[What is asked] Set down the material below word for word, excluding the pictures.

################

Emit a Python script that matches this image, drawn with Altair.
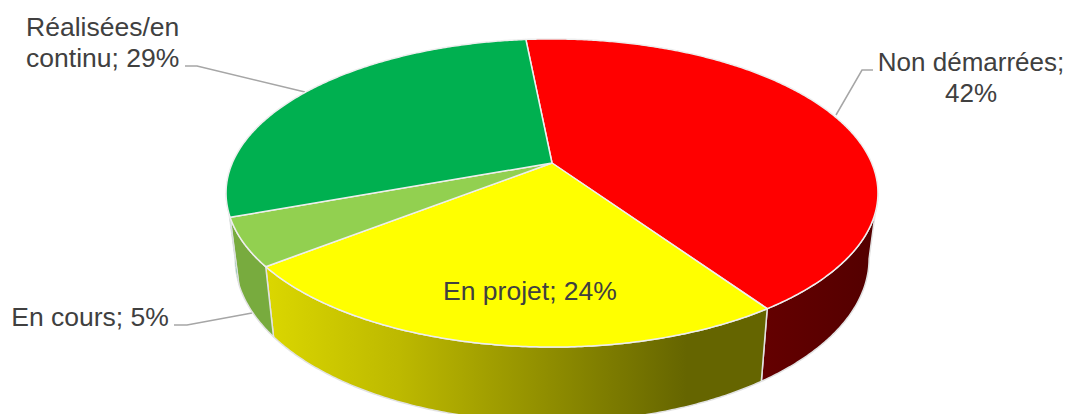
import math
import altair as alt
import pandas as pd

categories = ["Non démarrées", "En projet", "En cours", "Réalisées/en continu"]
shares = [42, 24, 5, 29]
top_colors = ["#ff0000", "#ffff00", "#92d050", "#00b050"]
label_lines = [["Non démarrées;", "42%"], ["En projet; 24%"], ["En cours; 5%"], ["Réalisées/en", "continu; 29%"]]
label_sizes = [26, 26.5, 26.5, 26.5]

START = -5.6
K = 0.1948
CX = 552


def project(theta, ring):
    a, b, y0 = ring
    u, v = math.sin(math.radians(theta)), -math.cos(math.radians(theta))
    d = 1 - K * v
    return CX + a * u / d, y0 + b * v / d


TOP = (319.7, 148.2, 163.0)
BOTTOM = (311.0, 157.0, 227.0)
SIL = math.degrees(math.asin(K))


def arc(t0, t1, ring):
    n = max(2, int(abs(t1 - t0)) * 2)
    return [project(t0 + (t1 - t0) * i / n, ring) for i in range(n + 1)]


def frame(points):
    return pd.DataFrame([{"x": x, "y": y, "i": i} for i, (x, y) in enumerate(points)])


bounds = [START]
for s in shares:
    bounds.append(bounds[-1] + s * 3.6)

X = alt.X("x:Q", scale=alt.Scale(domain=[8, 1066], nice=False, zero=False), axis=None)
Y = alt.Y("y:Q", scale=alt.Scale(domain=[414, 8], nice=False, zero=False), axis=None)


def poly(points, fill, stroke, width=1.5):
    return alt.Chart(frame(points)).mark_line(
        fill=fill, stroke=stroke, strokeWidth=width, strokeJoin="round", interpolate="linear"
    ).encode(x=X, y=Y, order=alt.Order("i:Q"))


def grad(stops):
    return alt.Gradient(
        gradient="linear", x1=0, x2=1, y1=0, y2=0,
        stops=[alt.GradientStop(offset=o, color=c) for o, c in stops],
    )


def wall(t0, t1):
    return arc(t0, t1, TOP) + arc(t1, t0, BOTTOM) + [project(t0, TOP)]


layers = []

# leader lines
leaders = [
    [(873, 70), (862, 70), (836, 115)],
    [(185, 66), (197, 66), (305, 92)],
    [(174, 325), (187, 325), (252, 313)],
]
for pts in leaders:
    layers.append(
        alt.Chart(frame(pts)).mark_line(stroke="#a6a6a6", strokeWidth=1.5).encode(x=X, y=Y, order=alt.Order("i:Q"))
    )

# side walls
WALL_EDGE = "#e2e2e2"
layers.append(poly(wall(90 + SIL, bounds[1]), grad([(0, "#640000"), (1, "#530000")]), WALL_EDGE))
layers.append(poly(wall(bounds[1], bounds[2]),
                   grad([(0, "#dbd700"), (0.265, "#bdb900"), (0.84, "#656500"), (1, "#656500")]), WALL_EDGE))
layers.append(poly(wall(bounds[2], bounds[3]), "#78ab3e", WALL_EDGE))
layers.append(poly(wall(bounds[3], 270 - SIL), "#4fb58a", WALL_EDGE, 1))

# top faces
for k in range(4):
    pts = [project(0, (0, 0, TOP[2]))] + arc(bounds[k], bounds[k + 1], TOP) + [project(0, (0, 0, TOP[2]))]
    layers.append(poly(pts, top_colors[k], "#eeeeee", 1.5))

# labels
anchors = [(971, 70.5), (530, 300), (90, 326), (102.7, 36)]
for lines, (x, y), size in zip(label_lines, anchors, label_sizes):
    rows = [{"x": x, "y": y + j * 31, "t": line} for j, line in enumerate(lines)]
    layers.append(
        alt.Chart(pd.DataFrame(rows)).mark_text(
            font="Liberation Sans", fontSize=size, color="#404040", align="center", baseline="alphabetic"
        ).encode(x=X, y=Y, text="t:N")
    )

chart = (
    alt.layer(*layers)
    .properties(width=1058, height=406, padding=0, autosize=alt.AutoSizeParams(type="none"))
    .configure_view(stroke=None)
)
chart.save("out.html", embed_options={"renderer": "svg", "actions": False})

################

[Exercise solution]
Emit a Python script that matches this image, drawn with Altair.
import math
import altair as alt
import pandas as pd

categories = ["Non démarrées", "En projet", "En cours", "Réalisées/en continu"]
shares = [42, 24, 5, 29]
top_colors = ["#ff0000", "#ffff00", "#92d050", "#00b050"]
label_lines = [["Non démarrées;", "42%"], ["En projet; 24%"], ["En cours; 5%"], ["Réalisées/en", "continu; 29%"]]
label_sizes = [26, 26.5, 26.5, 26.5]

START = -5.6
K = 0.1948
CX = 552


def project(theta, ring):
    a, b, y0 = ring
    u, v = math.sin(math.radians(theta)), -math.cos(math.radians(theta))
    d = 1 - K * v
    return CX + a * u / d, y0 + b * v / d


TOP = (319.7, 148.2, 163.0)
BOTTOM = (311.0, 157.0, 227.0)
SIL = math.degrees(math.asin(K))


def arc(t0, t1, ring):
    n = max(2, int(abs(t1 - t0)) * 2)
    return [project(t0 + (t1 - t0) * i / n, ring) for i in range(n + 1)]


def frame(points):
    return pd.DataFrame([{"x": x, "y": y, "i": i} for i, (x, y) in enumerate(points)])


bounds = [START]
for s in shares:
    bounds.append(bounds[-1] + s * 3.6)

X = alt.X("x:Q", scale=alt.Scale(domain=[8, 1066], nice=False, zero=False), axis=None)
Y = alt.Y("y:Q", scale=alt.Scale(domain=[414, 8], nice=False, zero=False), axis=None)


def poly(points, fill, stroke, width=1.5):
    return alt.Chart(frame(points)).mark_line(
        fill=fill, stroke=stroke, strokeWidth=width, strokeJoin="round", interpolate="linear"
    ).encode(x=X, y=Y, order=alt.Order("i:Q"))


def grad(stops):
    return alt.Gradient(
        gradient="linear", x1=0, x2=1, y1=0, y2=0,
        stops=[alt.GradientStop(offset=o, color=c) for o, c in stops],
    )


def wall(t0, t1):
    return arc(t0, t1, TOP) + arc(t1, t0, BOTTOM) + [project(t0, TOP)]


layers = []

# leader lines
leaders = [
    [(873, 70), (862, 70), (836, 115)],
    [(185, 66), (197, 66), (305, 92)],
    [(174, 325), (187, 325), (252, 313)],
]
for pts in leaders:
    layers.append(
        alt.Chart(frame(pts)).mark_line(stroke="#a6a6a6", strokeWidth=1.5).encode(x=X, y=Y, order=alt.Order("i:Q"))
    )

# side walls
WALL_EDGE = "#e2e2e2"
layers.append(poly(wall(90 + SIL, bounds[1]), grad([(0, "#640000"), (1, "#530000")]), WALL_EDGE))
layers.append(poly(wall(bounds[1], bounds[2]),
                   grad([(0, "#dbd700"), (0.265, "#bdb900"), (0.84, "#656500"), (1, "#656500")]), WALL_EDGE))
layers.append(poly(wall(bounds[2], bounds[3]), "#78ab3e", WALL_EDGE))
layers.append(poly(wall(bounds[3], 270 - SIL), "#4fb58a", WALL_EDGE, 1))

# top faces
for k in range(4):
    pts = [project(0, (0, 0, TOP[2]))] + arc(bounds[k], bounds[k + 1], TOP) + [project(0, (0, 0, TOP[2]))]
    layers.append(poly(pts, top_colors[k], "#eeeeee", 1.5))

# labels
anchors = [(971, 70.5), (530, 300), (90, 326), (102.7, 36)]
for lines, (x, y), size in zip(label_lines, anchors, label_sizes):
    rows = [{"x": x, "y": y + j * 31, "t": line} for j, line in enumerate(lines)]
    layers.append(
        alt.Chart(pd.DataFrame(rows)).mark_text(
            font="Liberation Sans", fontSize=size, color="#404040", align="center", baseline="alphabetic"
        ).encode(x=X, y=Y, text="t:N")
    )

chart = (
    alt.layer(*layers)
    .properties(width=1058, height=406, padding=0, autosize=alt.AutoSizeParams(type="none"))
    .configure_view(stroke=None)
)
chart.save("out.html", embed_options={"renderer": "svg", "actions": False})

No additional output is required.